Sasha Lane: I know that life, and I know those kids. I was one of those kids. And even though I was in college, and it looks pretty on paper, but mentally? I was not at that point. It wasn’t a progression. I felt like something was missing. I felt very lost. I still was a mess. So as much as portraying that life, it was what I knew, it was how I felt. I knew that there are so many other people who are the same way and that they experience these things and they’re going through these things. Those are my brothers and sisters. They’re my friends. They’re the people I’ve met on the street because we’re all smoking cigarettes thinking on life, man. Life.

It was representing those people and that, if anything, was what kept driving me to keep doing it even when I was feeling, personally, that this was a lot of emotion for me and I don’t maybe want to go there, to be that vulnerable. But I knew that I had to because, not just me, I had to take myself out of it, but that there’s other people there, too, that I have to think about, that I’m representing, that deserved to be shown in a very authentic and beautiful way.

Sara Michelle Fetters: And how important is it to make sure that you’re able to do that? Because the movie can get pretty bleak and it’s uncomfortable for the audience. But I do think you need to showcase that. You have to go there to stay true to the reality of the situation. 

Sasha Lane: Definitely. Shit’s uncomfortable. Going through those situations and growing up in poverty or abuse, or having people constantly put you down. You’re uncomfortable and that’s just a part of life. So I definitely wanted to make people uncomfortable, make them have that fear or have that sense of like, where’s the beauty? Where can we find the beauty? Because that’s what you have to do. I’m constantly wearing this big bubble of shit, basically, and I need to go look for some flowers, I need to look for a soul that makes me feel okay. I think it was good to push that energy through the movie.

Sara Michelle Fetters: What do you say to people that look at this film and look at the subject matter and they have that kneejerk reaction of, “Oh, that’s just too much for me. That’s too hard.” How do you convince them that, no, this is a movie you need to see?

Sasha Lane: I’ve never had someone be like, that’s too hard and uncomfortable. If anything, they’re more like, that’s just useless partying. I’m just like, that’s because you know that these type of things exist, you know this part of America exists. You just refuse to look at it and you’ve become ignorant. You’ve turned your eye because you’ve refused to see it. Those people, yeah, there are certain people who aren’t open. They aren’t willing. If you don’t see it, it’s like, you won’t get it. You won’t understand it. I wish you would, I wish you would just let it take you and ride it and feel it because, hello, this does exist. You’re just not looking at it.
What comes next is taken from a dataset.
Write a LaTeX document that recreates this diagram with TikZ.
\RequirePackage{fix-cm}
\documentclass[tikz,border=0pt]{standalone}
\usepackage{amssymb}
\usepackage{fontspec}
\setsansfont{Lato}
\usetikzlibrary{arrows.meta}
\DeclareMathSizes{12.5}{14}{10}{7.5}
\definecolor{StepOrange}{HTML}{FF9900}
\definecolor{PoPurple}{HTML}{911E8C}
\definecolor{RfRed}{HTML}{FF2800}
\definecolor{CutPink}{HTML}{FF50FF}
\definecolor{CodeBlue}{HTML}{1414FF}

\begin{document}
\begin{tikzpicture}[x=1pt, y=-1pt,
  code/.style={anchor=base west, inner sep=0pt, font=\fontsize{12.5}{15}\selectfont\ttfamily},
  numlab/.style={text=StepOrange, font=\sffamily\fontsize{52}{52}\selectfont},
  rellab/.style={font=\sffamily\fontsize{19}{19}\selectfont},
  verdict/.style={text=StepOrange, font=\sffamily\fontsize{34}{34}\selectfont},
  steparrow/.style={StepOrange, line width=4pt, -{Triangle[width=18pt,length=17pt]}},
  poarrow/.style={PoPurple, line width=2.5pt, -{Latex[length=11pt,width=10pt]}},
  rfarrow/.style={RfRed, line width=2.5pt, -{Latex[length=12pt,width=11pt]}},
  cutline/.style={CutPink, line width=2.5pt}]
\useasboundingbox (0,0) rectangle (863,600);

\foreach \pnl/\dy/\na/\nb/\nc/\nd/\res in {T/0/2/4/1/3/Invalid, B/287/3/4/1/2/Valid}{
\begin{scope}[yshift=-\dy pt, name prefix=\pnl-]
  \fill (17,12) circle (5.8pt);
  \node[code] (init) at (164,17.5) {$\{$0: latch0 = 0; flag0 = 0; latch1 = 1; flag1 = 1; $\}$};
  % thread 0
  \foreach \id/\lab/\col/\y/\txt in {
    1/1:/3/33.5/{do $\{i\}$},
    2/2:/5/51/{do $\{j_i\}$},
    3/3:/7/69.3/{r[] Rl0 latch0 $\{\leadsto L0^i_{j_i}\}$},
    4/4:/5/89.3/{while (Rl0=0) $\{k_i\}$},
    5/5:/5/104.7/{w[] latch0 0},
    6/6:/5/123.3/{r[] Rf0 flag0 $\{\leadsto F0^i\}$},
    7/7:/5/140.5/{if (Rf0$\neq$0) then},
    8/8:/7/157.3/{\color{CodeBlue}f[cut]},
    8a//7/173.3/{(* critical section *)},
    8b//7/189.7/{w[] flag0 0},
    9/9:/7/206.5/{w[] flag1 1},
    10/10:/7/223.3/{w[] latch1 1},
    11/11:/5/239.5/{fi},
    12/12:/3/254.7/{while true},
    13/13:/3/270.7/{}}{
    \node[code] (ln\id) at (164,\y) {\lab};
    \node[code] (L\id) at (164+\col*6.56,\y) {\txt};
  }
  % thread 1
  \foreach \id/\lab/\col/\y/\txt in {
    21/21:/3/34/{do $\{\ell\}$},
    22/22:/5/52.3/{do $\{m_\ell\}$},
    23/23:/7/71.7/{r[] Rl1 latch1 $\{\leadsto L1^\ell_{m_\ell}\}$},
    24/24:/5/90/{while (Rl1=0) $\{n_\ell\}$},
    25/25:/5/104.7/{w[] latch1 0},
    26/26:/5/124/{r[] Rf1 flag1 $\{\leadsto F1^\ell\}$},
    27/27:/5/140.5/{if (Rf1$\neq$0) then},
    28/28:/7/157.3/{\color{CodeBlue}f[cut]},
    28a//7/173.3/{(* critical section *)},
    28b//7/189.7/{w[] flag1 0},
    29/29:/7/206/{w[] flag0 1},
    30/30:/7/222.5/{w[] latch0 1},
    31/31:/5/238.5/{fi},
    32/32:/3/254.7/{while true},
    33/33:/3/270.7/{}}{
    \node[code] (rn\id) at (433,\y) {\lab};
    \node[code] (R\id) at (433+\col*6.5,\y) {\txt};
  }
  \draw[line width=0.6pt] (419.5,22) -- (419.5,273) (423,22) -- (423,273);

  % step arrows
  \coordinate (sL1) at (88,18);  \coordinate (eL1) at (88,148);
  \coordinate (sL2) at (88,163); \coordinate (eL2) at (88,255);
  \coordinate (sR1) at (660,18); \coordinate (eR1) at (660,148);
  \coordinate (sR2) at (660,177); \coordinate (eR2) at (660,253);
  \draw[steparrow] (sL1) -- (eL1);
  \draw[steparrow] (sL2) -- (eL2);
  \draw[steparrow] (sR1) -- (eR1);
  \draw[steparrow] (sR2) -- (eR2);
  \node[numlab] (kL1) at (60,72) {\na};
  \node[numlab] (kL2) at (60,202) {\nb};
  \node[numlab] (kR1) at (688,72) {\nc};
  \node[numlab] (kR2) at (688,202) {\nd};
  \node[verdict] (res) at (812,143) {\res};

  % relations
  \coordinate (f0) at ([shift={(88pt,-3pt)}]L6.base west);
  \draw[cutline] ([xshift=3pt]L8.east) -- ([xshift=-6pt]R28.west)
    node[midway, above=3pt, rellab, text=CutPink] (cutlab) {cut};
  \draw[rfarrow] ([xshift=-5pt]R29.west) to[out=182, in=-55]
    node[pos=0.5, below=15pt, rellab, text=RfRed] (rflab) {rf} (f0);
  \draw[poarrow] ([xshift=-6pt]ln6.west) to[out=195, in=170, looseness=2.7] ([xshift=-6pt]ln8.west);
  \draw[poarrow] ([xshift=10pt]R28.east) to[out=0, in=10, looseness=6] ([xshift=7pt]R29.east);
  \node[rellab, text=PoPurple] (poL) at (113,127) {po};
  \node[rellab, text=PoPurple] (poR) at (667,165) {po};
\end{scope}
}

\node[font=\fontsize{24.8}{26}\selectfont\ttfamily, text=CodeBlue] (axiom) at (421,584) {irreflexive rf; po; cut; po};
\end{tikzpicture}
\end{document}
But, it was really nice last night, at our screening, an older man asked me, “Does this really happen?” And I told him, yeah, that’s why it’s so personal. That was literally kind of me. And all of these kids, it happens all the time. Every day. He told me that it felt very real. That he thought he understood now why this happens. His mind did open up and he became aware of this part of what America is today. He understood that these are the type of kids that are out there and these are the situations they’re in. I think that’d be amazing if more people could really open up and see that.

Sara Michelle Fetters: How surreal is it to make this kind of movie where you’re digging into these issues and you’re living this life; that you’re out there on the road basically doing this for real and then, suddenly, next thing you know, you’re showing the movie at the Cannes Film Festival on the French Riviera?
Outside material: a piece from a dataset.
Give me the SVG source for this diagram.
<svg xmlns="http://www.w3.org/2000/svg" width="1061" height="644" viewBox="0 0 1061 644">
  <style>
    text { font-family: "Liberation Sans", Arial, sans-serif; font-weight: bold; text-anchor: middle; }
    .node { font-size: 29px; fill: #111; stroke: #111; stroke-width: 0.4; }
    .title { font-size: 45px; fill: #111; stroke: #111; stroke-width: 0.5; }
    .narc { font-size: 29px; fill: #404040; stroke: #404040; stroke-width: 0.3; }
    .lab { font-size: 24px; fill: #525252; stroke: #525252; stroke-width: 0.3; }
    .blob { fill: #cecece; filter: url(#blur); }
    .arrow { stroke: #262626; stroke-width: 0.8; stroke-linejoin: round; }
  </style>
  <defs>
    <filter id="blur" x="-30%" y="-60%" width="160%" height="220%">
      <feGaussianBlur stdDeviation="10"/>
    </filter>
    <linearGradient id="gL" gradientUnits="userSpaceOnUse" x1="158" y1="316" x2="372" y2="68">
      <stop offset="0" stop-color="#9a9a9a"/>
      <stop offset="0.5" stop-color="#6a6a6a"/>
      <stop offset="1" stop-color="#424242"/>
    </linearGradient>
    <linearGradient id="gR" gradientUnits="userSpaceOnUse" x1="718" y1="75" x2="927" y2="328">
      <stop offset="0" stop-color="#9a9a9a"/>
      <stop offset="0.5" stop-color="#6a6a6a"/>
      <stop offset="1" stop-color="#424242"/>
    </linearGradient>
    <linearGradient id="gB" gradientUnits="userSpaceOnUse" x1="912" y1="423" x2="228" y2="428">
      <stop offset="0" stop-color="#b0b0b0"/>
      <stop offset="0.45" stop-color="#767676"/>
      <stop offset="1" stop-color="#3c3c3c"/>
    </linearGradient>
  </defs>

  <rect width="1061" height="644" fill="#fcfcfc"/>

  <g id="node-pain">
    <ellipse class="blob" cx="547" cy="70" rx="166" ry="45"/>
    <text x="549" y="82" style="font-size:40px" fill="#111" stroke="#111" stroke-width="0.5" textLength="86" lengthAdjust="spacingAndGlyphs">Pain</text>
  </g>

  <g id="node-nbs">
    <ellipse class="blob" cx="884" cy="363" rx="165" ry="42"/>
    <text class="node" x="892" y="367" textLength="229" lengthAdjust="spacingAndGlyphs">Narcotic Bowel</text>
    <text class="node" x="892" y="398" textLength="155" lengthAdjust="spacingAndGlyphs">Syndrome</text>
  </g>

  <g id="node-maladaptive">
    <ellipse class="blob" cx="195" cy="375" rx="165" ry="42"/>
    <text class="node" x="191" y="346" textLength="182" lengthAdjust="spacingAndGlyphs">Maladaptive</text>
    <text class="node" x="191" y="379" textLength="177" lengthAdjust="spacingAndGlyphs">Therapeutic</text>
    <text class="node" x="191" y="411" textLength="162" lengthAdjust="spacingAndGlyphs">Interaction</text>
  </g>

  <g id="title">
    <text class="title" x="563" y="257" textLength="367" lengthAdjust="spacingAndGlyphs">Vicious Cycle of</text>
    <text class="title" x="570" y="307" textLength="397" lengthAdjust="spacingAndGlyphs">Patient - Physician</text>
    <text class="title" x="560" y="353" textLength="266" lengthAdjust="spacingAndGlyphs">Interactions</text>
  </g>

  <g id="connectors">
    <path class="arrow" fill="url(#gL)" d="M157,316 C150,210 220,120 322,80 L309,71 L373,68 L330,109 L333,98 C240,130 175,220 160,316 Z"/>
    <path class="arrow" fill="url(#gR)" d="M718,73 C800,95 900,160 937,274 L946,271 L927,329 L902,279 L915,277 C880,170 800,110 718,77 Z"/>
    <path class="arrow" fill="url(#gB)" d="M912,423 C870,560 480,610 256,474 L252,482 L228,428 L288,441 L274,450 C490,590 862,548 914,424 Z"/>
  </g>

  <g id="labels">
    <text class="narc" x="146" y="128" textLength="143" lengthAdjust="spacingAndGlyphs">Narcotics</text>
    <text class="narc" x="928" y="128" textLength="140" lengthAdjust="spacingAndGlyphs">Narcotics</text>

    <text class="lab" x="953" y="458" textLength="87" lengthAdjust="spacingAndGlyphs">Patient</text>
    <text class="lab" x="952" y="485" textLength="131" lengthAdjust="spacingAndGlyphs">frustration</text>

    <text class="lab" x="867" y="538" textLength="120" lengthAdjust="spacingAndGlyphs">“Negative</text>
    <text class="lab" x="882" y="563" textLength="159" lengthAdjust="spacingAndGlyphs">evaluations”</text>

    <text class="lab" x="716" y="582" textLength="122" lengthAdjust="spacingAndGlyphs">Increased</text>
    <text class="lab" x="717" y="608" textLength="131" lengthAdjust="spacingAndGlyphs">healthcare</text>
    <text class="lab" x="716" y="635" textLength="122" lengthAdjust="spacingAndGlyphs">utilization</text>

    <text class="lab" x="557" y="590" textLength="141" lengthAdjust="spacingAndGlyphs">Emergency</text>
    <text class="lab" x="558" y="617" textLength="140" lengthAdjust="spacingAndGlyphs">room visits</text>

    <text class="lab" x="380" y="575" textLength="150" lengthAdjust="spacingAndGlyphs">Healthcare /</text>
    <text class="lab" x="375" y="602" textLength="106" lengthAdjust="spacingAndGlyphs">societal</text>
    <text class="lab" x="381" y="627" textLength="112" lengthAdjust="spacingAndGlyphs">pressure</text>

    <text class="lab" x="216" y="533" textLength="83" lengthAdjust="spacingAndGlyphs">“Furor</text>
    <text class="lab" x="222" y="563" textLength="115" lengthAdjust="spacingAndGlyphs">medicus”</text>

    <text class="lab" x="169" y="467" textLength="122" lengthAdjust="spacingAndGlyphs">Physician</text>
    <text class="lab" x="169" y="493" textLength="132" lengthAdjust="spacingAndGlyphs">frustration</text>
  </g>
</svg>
Sasha Lane: I know, right? That’s it exactly; so surreal. To the point where, people are like, “How do you feel right now?” You’re just like, what do you mean? It’s all happening around me and it’s so fast and it’s so overwhelming, but it’s also so beautiful. So bizarre. It was such a giant wow.

Sara Michelle Fetters: You’re getting a lot of talk for this performance, and deservedly so. If people start wanting to hand you awards for this, what will go through your mind? How do you think you’d feel?
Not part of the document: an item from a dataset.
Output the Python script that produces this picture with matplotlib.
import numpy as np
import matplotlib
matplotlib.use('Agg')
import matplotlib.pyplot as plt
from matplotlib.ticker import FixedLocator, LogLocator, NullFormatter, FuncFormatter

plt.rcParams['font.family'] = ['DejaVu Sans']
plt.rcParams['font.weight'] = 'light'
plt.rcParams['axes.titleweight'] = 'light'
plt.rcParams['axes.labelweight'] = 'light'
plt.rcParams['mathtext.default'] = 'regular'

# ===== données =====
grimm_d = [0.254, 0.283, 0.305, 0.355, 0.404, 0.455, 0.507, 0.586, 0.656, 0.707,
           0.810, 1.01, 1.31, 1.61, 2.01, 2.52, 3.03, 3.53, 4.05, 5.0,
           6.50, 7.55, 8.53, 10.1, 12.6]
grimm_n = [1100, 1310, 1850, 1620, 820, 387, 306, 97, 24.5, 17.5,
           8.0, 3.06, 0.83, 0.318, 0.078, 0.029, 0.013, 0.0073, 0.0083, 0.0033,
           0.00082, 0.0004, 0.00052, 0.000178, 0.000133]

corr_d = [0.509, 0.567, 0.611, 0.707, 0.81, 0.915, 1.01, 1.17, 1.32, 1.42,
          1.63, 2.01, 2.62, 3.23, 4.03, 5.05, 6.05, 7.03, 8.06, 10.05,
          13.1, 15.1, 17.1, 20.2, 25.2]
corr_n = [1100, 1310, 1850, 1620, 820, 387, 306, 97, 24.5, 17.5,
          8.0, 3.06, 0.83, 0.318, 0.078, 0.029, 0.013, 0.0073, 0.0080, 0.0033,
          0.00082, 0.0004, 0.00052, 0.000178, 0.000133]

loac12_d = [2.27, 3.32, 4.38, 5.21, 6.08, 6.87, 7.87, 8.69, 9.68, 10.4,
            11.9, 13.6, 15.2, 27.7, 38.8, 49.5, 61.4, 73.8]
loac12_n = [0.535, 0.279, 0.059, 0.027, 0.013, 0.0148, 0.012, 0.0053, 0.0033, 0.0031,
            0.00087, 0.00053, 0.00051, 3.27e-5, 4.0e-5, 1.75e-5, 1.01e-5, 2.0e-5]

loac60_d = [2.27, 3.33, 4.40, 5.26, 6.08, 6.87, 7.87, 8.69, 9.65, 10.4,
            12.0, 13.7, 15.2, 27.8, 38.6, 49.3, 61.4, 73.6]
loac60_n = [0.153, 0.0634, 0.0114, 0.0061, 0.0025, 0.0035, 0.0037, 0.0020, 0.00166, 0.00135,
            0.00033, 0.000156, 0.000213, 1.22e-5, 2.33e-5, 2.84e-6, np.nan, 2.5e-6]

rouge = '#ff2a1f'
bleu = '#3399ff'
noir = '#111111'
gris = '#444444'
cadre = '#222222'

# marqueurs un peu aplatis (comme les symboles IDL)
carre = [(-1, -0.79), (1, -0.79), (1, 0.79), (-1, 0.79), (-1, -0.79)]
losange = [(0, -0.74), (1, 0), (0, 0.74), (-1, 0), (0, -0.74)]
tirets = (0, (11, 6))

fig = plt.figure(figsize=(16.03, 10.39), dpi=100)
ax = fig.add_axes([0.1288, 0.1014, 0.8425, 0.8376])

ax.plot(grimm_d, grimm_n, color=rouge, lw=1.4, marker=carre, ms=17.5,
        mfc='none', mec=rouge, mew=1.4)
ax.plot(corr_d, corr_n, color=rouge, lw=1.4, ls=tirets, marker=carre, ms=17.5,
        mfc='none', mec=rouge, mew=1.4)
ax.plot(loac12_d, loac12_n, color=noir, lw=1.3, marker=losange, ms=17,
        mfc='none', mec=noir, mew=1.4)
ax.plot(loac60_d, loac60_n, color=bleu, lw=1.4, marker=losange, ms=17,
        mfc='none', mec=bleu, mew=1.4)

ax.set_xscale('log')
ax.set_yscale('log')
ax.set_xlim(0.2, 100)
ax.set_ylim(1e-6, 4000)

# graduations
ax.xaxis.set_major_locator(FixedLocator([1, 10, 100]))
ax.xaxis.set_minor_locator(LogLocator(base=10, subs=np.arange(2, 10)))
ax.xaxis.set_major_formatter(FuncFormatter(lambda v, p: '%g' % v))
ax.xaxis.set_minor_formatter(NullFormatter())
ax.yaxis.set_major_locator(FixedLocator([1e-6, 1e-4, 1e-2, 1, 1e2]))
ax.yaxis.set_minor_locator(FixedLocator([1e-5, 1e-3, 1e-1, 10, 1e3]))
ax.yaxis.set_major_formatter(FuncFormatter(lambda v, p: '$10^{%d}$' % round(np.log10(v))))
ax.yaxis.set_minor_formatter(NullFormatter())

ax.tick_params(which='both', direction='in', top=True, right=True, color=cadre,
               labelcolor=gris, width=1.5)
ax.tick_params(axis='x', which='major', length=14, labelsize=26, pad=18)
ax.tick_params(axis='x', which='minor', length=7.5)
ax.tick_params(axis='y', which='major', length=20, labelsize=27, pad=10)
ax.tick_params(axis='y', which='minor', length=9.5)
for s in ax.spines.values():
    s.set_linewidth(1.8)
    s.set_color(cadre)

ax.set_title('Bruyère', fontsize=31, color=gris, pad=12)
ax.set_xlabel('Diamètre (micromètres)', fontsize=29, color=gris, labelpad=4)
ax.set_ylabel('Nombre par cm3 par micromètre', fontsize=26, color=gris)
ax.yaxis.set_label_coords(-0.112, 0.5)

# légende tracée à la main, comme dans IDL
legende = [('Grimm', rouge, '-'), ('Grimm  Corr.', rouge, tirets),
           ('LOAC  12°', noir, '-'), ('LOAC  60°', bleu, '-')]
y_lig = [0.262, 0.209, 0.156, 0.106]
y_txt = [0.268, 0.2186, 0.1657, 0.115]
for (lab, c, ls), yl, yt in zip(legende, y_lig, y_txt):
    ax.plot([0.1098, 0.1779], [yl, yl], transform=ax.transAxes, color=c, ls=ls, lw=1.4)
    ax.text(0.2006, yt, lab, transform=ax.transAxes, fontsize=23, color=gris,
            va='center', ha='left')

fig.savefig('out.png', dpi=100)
Sasha Lane: I don’t know how to take that. I don’t know how to feel. I’m coming to this point where it’s like, Sasha, you worked really hard and you did a lot that not a lot of people had to do. I have such a love and such a sense of – that was my family. It was such a collective thing and something about me, I don’t know how to personally be like, you want to talk about me? Not everyone else? Just me? I don’t know how to react to that.

It’s really weird. I have a weird feeling about that. I don’t know how to take it all in. I’m just like, wow. Thank you. I appreciate it so much. But I don’t always know how to do that.

Sara Michelle Fetters: But you do know this, acting, this is what you want to be doing with your life?



Sasha Lane: Yes. Definitely. It feels like I’m here for a reason. I found that I can do it [acting] in a way that feels right with me. In a way that I think not a lot of people know that they can go about it in that particular way. I think it’s a blessing the way I found this career. If I can continue in this fashion, do it in a way that feels right, then I definitely want to do that.

Sara Michelle Fetters: At the end of the day, now that the film has left the festival circuit and is going into general release, what do you want people to be talking about? What do you want them to take away?

Sasha Lane: I want them to see, this idea of these kids and this world and everything, while it’s so dark, that there’s also so much beauty; that we have to find that beauty. You have to understand it and acknowledge it. There is so much light and so much beauty in people in this world you just have to dig a little deeper and look for it. Stop turning a blind eye and become more open to that freedom of life, open to trying to understand people more. You need to understand that people are complex and life, life man, it is really complex. Overall, just chill out and try to understand. Try to see something else. That’s what I hope they see.